Hollywood is about the Manson murders, but not really. Sharon Tate lives next door to our main character, and Manson family members keep popping up. We know how this story ends, so Tarantino uses that as an underlying tension throughout. He plays with our knowledge, and subverts expectations. You think you know what’s going to happen next? This is the guy who machine-gunned Hitler in a burning French theater. This is the guy who shot Marvin in the face out of nowhere.
Tarantino’s movies play by Tarantino’s rules, but there’s one thing you can expect – hilarity, and tension. There are some unbelievably tense scenes, and Tarantino’s flare for dialog, while not as over-the-top or memorable as Tarantino’s usual fare, is still very strong. Hollywood is much more restrained than Tarantino’s other films, with his usual action insanity dialed back and confined to a parade of homages to classic Hollywood TV, which is easily the best part of the movie.
DiCaprio and Pitt are fantastic as ever. Leo is particularly impressive as the insecure Rick Dalton, and his scenes filming a new Western pilot are easy highlights.
I feel like I need to see this movie again to get the real point of it all, if there is one beyond entertainment. There’s a layer of meta commentary for sure. Perhaps Tarantino feels a kinship with the fading star Rick Dalton. Tarantino’s love of Westerns is well known, and tinges all of his pictures (especially his two Westerns).
One of the Manson Family members has an epiphany while tripping that the people who make violent movies in Hollywood are responsible for violence in the world, because their generation was raised by TV. Tarantino has frequently been criticized for his violent movies and particularly rails on the notion that art is to blame for influencing violence. He deals with his detractors in the most Tarantino way possible.
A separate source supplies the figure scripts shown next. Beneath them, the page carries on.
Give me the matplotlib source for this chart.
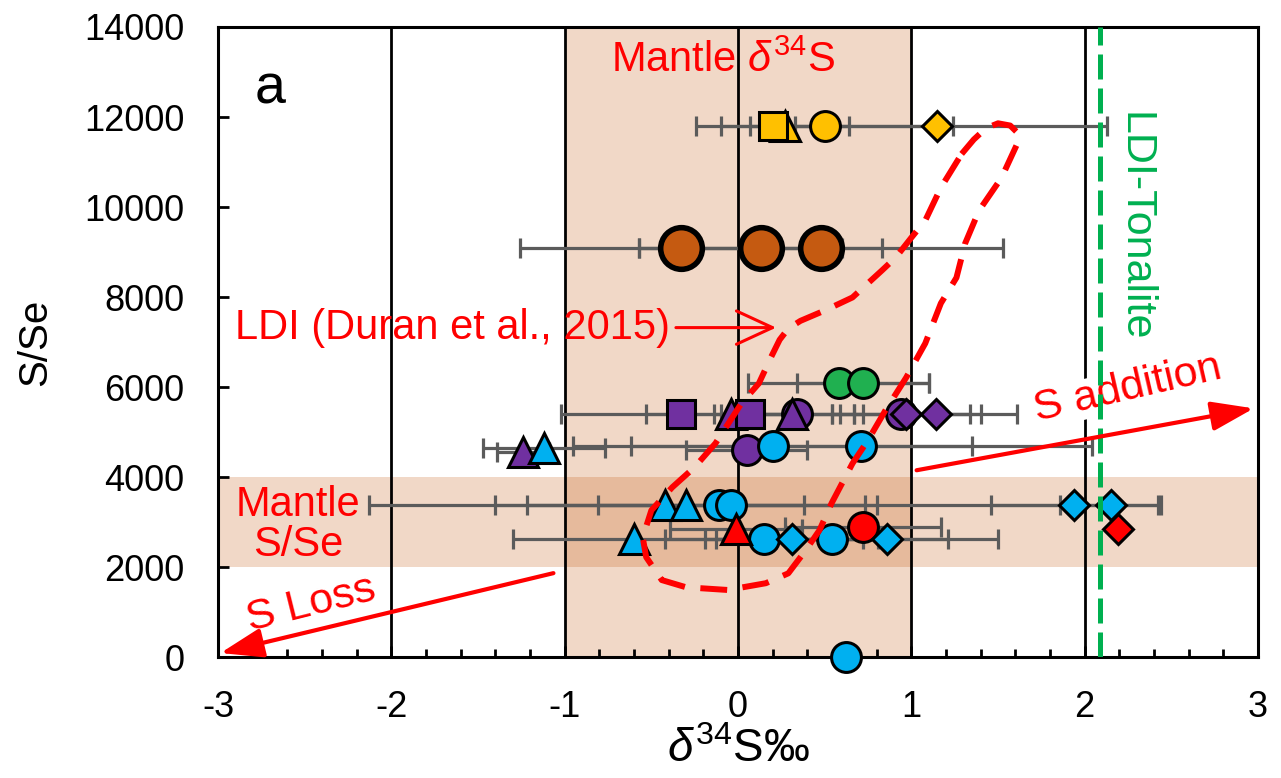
import numpy as np
import matplotlib
matplotlib.use('Agg')
import matplotlib.pyplot as plt
from matplotlib.ticker import MultipleLocator

plt.rcParams['font.family'] = ['Liberation Sans', 'DejaVu Sans']
plt.rcParams['axes.unicode_minus'] = False
plt.rcParams['mathtext.fontset'] = 'custom'
plt.rcParams['mathtext.rm'] = 'Liberation Sans'
plt.rcParams['mathtext.it'] = 'Liberation Sans:italic'

# --- data (d34S, S/Se, 1 sigma on d34S, marker) ---
yellow_x = [0.20, 0.27, 0.50, 1.15]
yellow_y = [11800, 11800, 11800, 11800]
yellow_err = [0.13, 0.37, 0.74, 0.98]
yellow_mk = ['s', '^', 'o', 'D']

brown_x = [-0.33, 0.13, 0.48]
brown_y = [9100, 9100, 9100]
brown_err = [0.93, 0.70, 1.05]
brown_mk = ['o', 'o', 'o']

green_x = [0.58, 0.72]
green_y = [6100, 6100]
green_err = [0.52, 0.38]
green_mk = ['o', 'o']

purple_x = [-0.33, -0.04, 0.07, 0.31, 0.34, 0.94, 0.97, 1.14, -1.24, 0.05]
purple_y = [5400, 5400, 5400, 5400, 5400, 5400, 5400, 5400, 4550, 4600]
purple_err = [0.69, 0.10, 0.60, 0.41, 0.25, 0.40, 0.43, 0.47, 0.15, 0.35]
purple_mk = ['s', '^', 's', '^', 'o', 'o', 'D', 'D', '^', 'o']

cyan_x = [-1.12, 0.20, 0.71,
          -0.42, -0.30, -0.11, -0.04, 1.94, 2.15,
          -0.60, 0.15, 0.31, 0.54, 0.86,
          0.62]
cyan_y = [4650, 4700, 4700,
          3380, 3380, 3380, 3380, 3380, 3380,
          2630, 2630, 2630, 2630, 2630,
          0]
cyan_err = [0.35, 1.15, 1.33,
            0.80, 1.10, 2.02, 0.77, 0.48, 0.29,
            0.70, 0.57, 0.50, 0.67, 0.64,
            0.0]
cyan_mk = ['^', 'o', 'o',
           '^', '^', 'o', 'o', 'D', 'D',
           '^', 'o', 'D', 'o', 'D',
           'o']

red_x = [-0.01, 0.72, 2.19]
red_y = [2850, 2900, 2850]
red_err = [0.38, 0.45, 0.0]
red_mk = ['^', 'o', 'D']

# LDI field outline (Duran et al., 2015)
ldi_x = [1.29, 1.36, 1.43, 1.50, 1.57, 1.62, 1.61, 1.52, 1.39, 1.31, 1.26, 1.17,
         1.08, 0.97, 0.85, 0.75, 0.66, 0.54, 0.47, 0.39, 0.29, 0.16, -0.06, -0.30,
         -0.44, -0.53, -0.55, -0.50, -0.38, -0.25, -0.13, 0.02, 0.12, 0.19, 0.24,
         0.29, 0.36, 0.50, 0.66, 0.83, 0.91, 1.00, 1.08, 1.17, 1.29]
ldi_y = [11180, 11500, 11750, 11860, 11810, 11620, 11400, 10650, 9920, 9190, 8430, 7860,
         6970, 6210, 5480, 4820, 4300, 3420, 2820, 2370, 1860, 1640, 1490, 1550,
         1710, 2220, 2660, 3260, 3770, 4220, 4750, 5640, 6080, 6660, 7050,
         7300, 7470, 7700, 7990, 8590, 8880, 9320, 9700, 10430, 11180]

mantle_d34s = (-1, 1)
mantle_sse = (2000, 4000)
tonalite_d34s = 2.09

fig = plt.figure(figsize=(12.81, 7.78), dpi=100)
ax = fig.add_axes([0.1702, 0.1555, 0.8119, 0.8098])

band = '#C55A11'
ax.axvspan(*mantle_d34s, color=band, alpha=0.23, lw=0, zorder=0)
ax.axhspan(*mantle_sse, color=band, alpha=0.23, lw=0, zorder=0)
for xv in [-2, -1, 0, 1, 2]:
    ax.axvline(xv, color='black', lw=2, zorder=1)

groups = [
    (yellow_x, yellow_y, yellow_err, yellow_mk, '#FFC000'),
    (brown_x, brown_y, brown_err, brown_mk, '#C55A11'),
    (green_x, green_y, green_err, green_mk, '#20B050'),
    (purple_x, purple_y, purple_err, purple_mk, '#7030A0'),
    (cyan_x, cyan_y, cyan_err, cyan_mk, '#00B0F0'),
    (red_x, red_y, red_err, red_mk, '#FF0000'),
]
msize = {'o': 21.5, 's': 20.5, '^': 21.5, 'D': 15.5}
mz = {'o': 4, '^': 5, 's': 6, 'D': 7}

for gx, gy, ge, gm, col in groups:
    ax.errorbar(gx, gy, xerr=ge, fmt='none', ecolor='#5B5B5B', elinewidth=2.3,
                capsize=7, capthick=2.3, zorder=3)
    big = col == '#C55A11'
    for x, y, m in zip(gx, gy, gm):
        ax.plot(x, y, marker=m, ms=30 if big else msize[m], mfc=col, mec='black',
                mew=4 if big else 2.2, ls='none', zorder=mz[m], clip_on=False)

ax.plot(ldi_x, ldi_y, color='red', lw=4.3, dashes=(4.5, 2.6), zorder=9,
        solid_joinstyle='round', dash_joinstyle='round')
ax.axvline(tonalite_d34s, color='#00B050', lw=3.6, dashes=(5, 1.8), zorder=9)

red = '#FF0000'
ax.text(-0.735, 13250, r'Mantle $\mathit{\delta}^{34}$S', color=red, fontsize=30,
        ha='left', va='center', zorder=10)
ax.text(-2.54, 2930, 'Mantle\nS/Se', color=red, fontsize=30, ha='center',
        va='center', linespacing=1.0, zorder=10)
ax.text(2.29, 9560, 'LDI-Tonalite', color='#00B050', fontsize=31, rotation=270,
        ha='center', va='center', zorder=10)
ax.text(2.25, 5950, 'S addition', color=red, fontsize=31, rotation=13,
        ha='center', va='center', zorder=8,
        bbox=dict(facecolor='white', edgecolor='none', pad=0))
ax.text(-2.46, 1160, 'S Loss', color=red, fontsize=31, rotation=14,
        ha='center', va='center', zorder=10)
ax.annotate('LDI (Duran et al., 2015)', xy=(0.22, 7320), xytext=(-2.9, 7320),
            color=red, fontsize=30, ha='left', va='center', zorder=10,
            arrowprops=dict(arrowstyle='->,head_length=1.3,head_width=0.6',
                            color=red, lw=2.2, mutation_scale=20, shrinkA=2, shrinkB=0))
ax.annotate('', xy=(2.975, 5525), xytext=(1.03, 4150), zorder=10,
            arrowprops=dict(arrowstyle='-|>,head_length=1.3,head_width=0.45',
                            color=red, lw=3, mutation_scale=20, shrinkA=0, shrinkB=0))
ax.annotate('', xy=(-2.986, 89), xytext=(-1.065, 1864), zorder=10,
            arrowprops=dict(arrowstyle='-|>,head_length=1.3,head_width=0.45',
                            color=red, lw=3, mutation_scale=20, shrinkA=0, shrinkB=0))
ax.text(0.05, 0.9, 'a', transform=ax.transAxes, fontsize=40, ha='center', va='center')

ax.set_xlim(-3, 3)
ax.set_ylim(0, 14000)
ax.xaxis.set_major_locator(MultipleLocator(1))
ax.xaxis.set_minor_locator(MultipleLocator(0.2))
ax.yaxis.set_major_locator(MultipleLocator(2000))
ax.tick_params(which='major', direction='in', length=8, width=2, labelsize=26)
ax.tick_params(which='minor', direction='in', length=6, width=2)
ax.tick_params(axis='x', which='major', pad=24)
ax.tick_params(axis='y', pad=24)
for s in ax.spines.values():
    s.set_linewidth(2.2)

ax.set_xlabel(r'$\mathit{\delta}^{34}$S‰', fontsize=33, labelpad=2)
ax.set_ylabel('S/Se', fontsize=29, labelpad=22)

fig.savefig('out.png', dpi=100)
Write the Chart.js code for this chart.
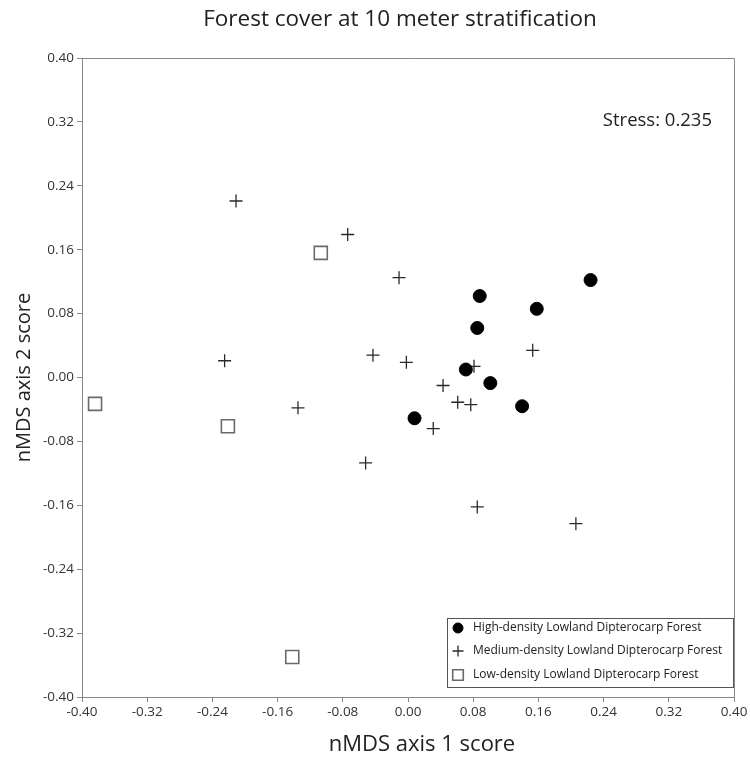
<!DOCTYPE html>
<html>
<head>
<meta charset="utf-8">
<title>Forest cover at 10 meter stratification</title>
<script src="https://cdn.jsdelivr.net/npm/chart.js@4.4.1/dist/chart.umd.min.js"></script>
<style>
  html, body { margin: 0; padding: 0; background: #fff; }
  #wrap { width: 750px; height: 758px; }
</style>
</head>
<body>
<div id="wrap"><canvas id="nmds" width="750" height="758"></canvas></div>
<script>
// nMDS scores per forest class (axis 1, axis 2)
const highX = [0.224, 0.088, 0.158, 0.085, 0.071, 0.101, 0.140, 0.008];
const highY = [0.122, 0.102, 0.086, 0.062, 0.010, -0.007, -0.036, -0.051];

const mediumX = [-0.211, -0.074, -0.011, 0.153, -0.002, 0.081, 0.043, 0.061, 0.077, 0.031, -0.043, -0.225, -0.135, -0.052, 0.085, 0.206];
const mediumY = [0.221, 0.179, 0.125, 0.034, 0.019, 0.014, -0.010, -0.031, -0.034, -0.064, 0.028, 0.021, -0.038, -0.107, -0.162, -0.183];

const lowX = [-0.107, -0.384, -0.221, -0.142];
const lowY = [0.156, -0.033, -0.061, -0.350];

const classNames = [
  'High-density Lowland Dipterocarp Forest',
  'Medium-density Lowland Dipterocarp Forest',
  'Low-density Lowland Dipterocarp Forest'
];

const axisTicks = [-0.40, -0.32, -0.24, -0.16, -0.08, 0.00, 0.08, 0.16, 0.24, 0.32, 0.40];
const stressValue = 0.235;

const FONT = '"Open Sans", "Noto Sans", sans-serif';
const toPoints = (xs, ys) => xs.map((x, i) => ({ x: x, y: ys[i] }));

const datasets = [
  {
    label: classNames[0],
    data: toPoints(highX, highY),
    pointStyle: 'circle',
    pointRadius: 6.5,
    pointBackgroundColor: '#000',
    pointBorderColor: '#000',
    pointBorderWidth: 1
  },
  {
    label: classNames[1],
    data: toPoints(mediumX, mediumY),
    pointStyle: 'cross',
    pointRadius: 6.5,
    pointBackgroundColor: '#2a2a2a',
    pointBorderColor: '#2a2a2a',
    pointBorderWidth: 1.3
  },
  {
    label: classNames[2],
    data: toPoints(lowX, lowY),
    pointStyle: 'rect',
    pointRadius: 9.2,
    pointBackgroundColor: 'rgba(255,255,255,0)',
    pointBorderColor: '#6a6a6a',
    pointBorderWidth: 1.6
  }
];

function fixedTicks(scale) {
  scale.ticks = axisTicks.map(v => ({ value: v }));
}

// frame, headings, stress note and boxed legend
const decorations = {
  id: 'decorations',
  afterDraw(chart) {
    const ctx = chart.ctx;
    const a = chart.chartArea;
    ctx.save();

    ctx.strokeStyle = '#888';
    ctx.lineWidth = 1;
    ctx.beginPath();
    ctx.moveTo(a.left, a.top + 0.5);
    ctx.lineTo(a.right + 0.5, a.top + 0.5);
    ctx.lineTo(a.right + 0.5, a.bottom);
    ctx.stroke();

    ctx.fillStyle = '#222';
    ctx.textAlign = 'center';
    ctx.textBaseline = 'middle';
    ctx.font = '22.5px ' + FONT;
    ctx.fillText('Forest cover at 10 meter stratification', 400, 20);

    ctx.font = '22px ' + FONT;
    ctx.fillText('nMDS axis 1 score', 422, 745);

    ctx.textAlign = 'right';
    ctx.font = '18.5px ' + FONT;
    ctx.fillText('Stress: ' + stressValue.toFixed(3), 712, 121);

    // legend
    const lx = 447, ly = 618, lw = 286, lh = 69;
    ctx.fillStyle = '#fff';
    ctx.fillRect(lx, ly, lw, lh);
    ctx.strokeStyle = '#555';
    ctx.lineWidth = 1;
    ctx.strokeRect(lx + 0.5, ly + 0.5, lw, lh);

    const rowY = [628, 651, 675];
    const legendRadius = [5, 5.5, 7.5];
    ctx.font = '12px ' + FONT;
    ctx.textAlign = 'left';
    chart.data.datasets.forEach((ds, i) => {
      ctx.fillStyle = ds.pointBackgroundColor;
      ctx.strokeStyle = ds.pointBorderColor;
      ctx.lineWidth = ds.pointBorderWidth;
      Chart.helpers.drawPoint(ctx, {
        pointStyle: ds.pointStyle,
        radius: legendRadius[i],
        rotation: 0,
        borderWidth: ds.pointBorderWidth
      }, 458, rowY[i]);
      ctx.fillStyle = '#222';
      ctx.fillText(ds.label, 473, rowY[i]);
    });

    ctx.restore();
  }
};

new Chart(document.getElementById('nmds'), {
  type: 'scatter',
  data: { datasets: datasets },
  options: {
    responsive: false,
    animation: false,
    layout: { padding: { top: 58, right: 16, left: 0, bottom: 0 } },
    plugins: {
      legend: { display: false },
      tooltip: { enabled: false }
    },
    scales: {
      x: {
        type: 'linear',
        min: -0.4,
        max: 0.4,
        afterBuildTicks: fixedTicks,
        afterFit: s => { s.height = 61; },
        grid: { drawOnChartArea: false, drawTicks: true, tickLength: 5, color: '#888' },
        border: { display: true, color: '#888', width: 1 },
        ticks: {
          color: '#333',
          padding: 2,
          maxRotation: 0,
          font: { family: FONT, size: 13.5 },
          callback: v => v.toFixed(2)
        }
      },
      y: {
        type: 'linear',
        min: -0.4,
        max: 0.4,
        afterBuildTicks: fixedTicks,
        afterFit: s => { s.width = 82; },
        grid: { drawOnChartArea: false, drawTicks: true, tickLength: 5, color: '#888' },
        border: { display: true, color: '#888', width: 1 },
        ticks: {
          color: '#333',
          padding: 3,
          font: { family: FONT, size: 13.5 },
          callback: v => v.toFixed(2)
        },
        title: {
          display: true,
          text: 'nMDS axis 2 score',
          color: '#222',
          font: { family: FONT, size: 20 },
          padding: { top: 12, bottom: 0 }
        }
      }
    }
  },
  plugins: [decorations]
});
</script>
</body>
</html>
Tarantino is one of the directors who is a brand and a genre in and of himself. Fans of his will love this movie. Those who aren’t that into Tarantino will have an easier time in this flick thanks to it’s restraint (though, get ready for lots of unnecessary bare feet). This isn’t my favorite Tarantino, but it’s top five ahead of Inglorious Bastards and The Hateful Eight.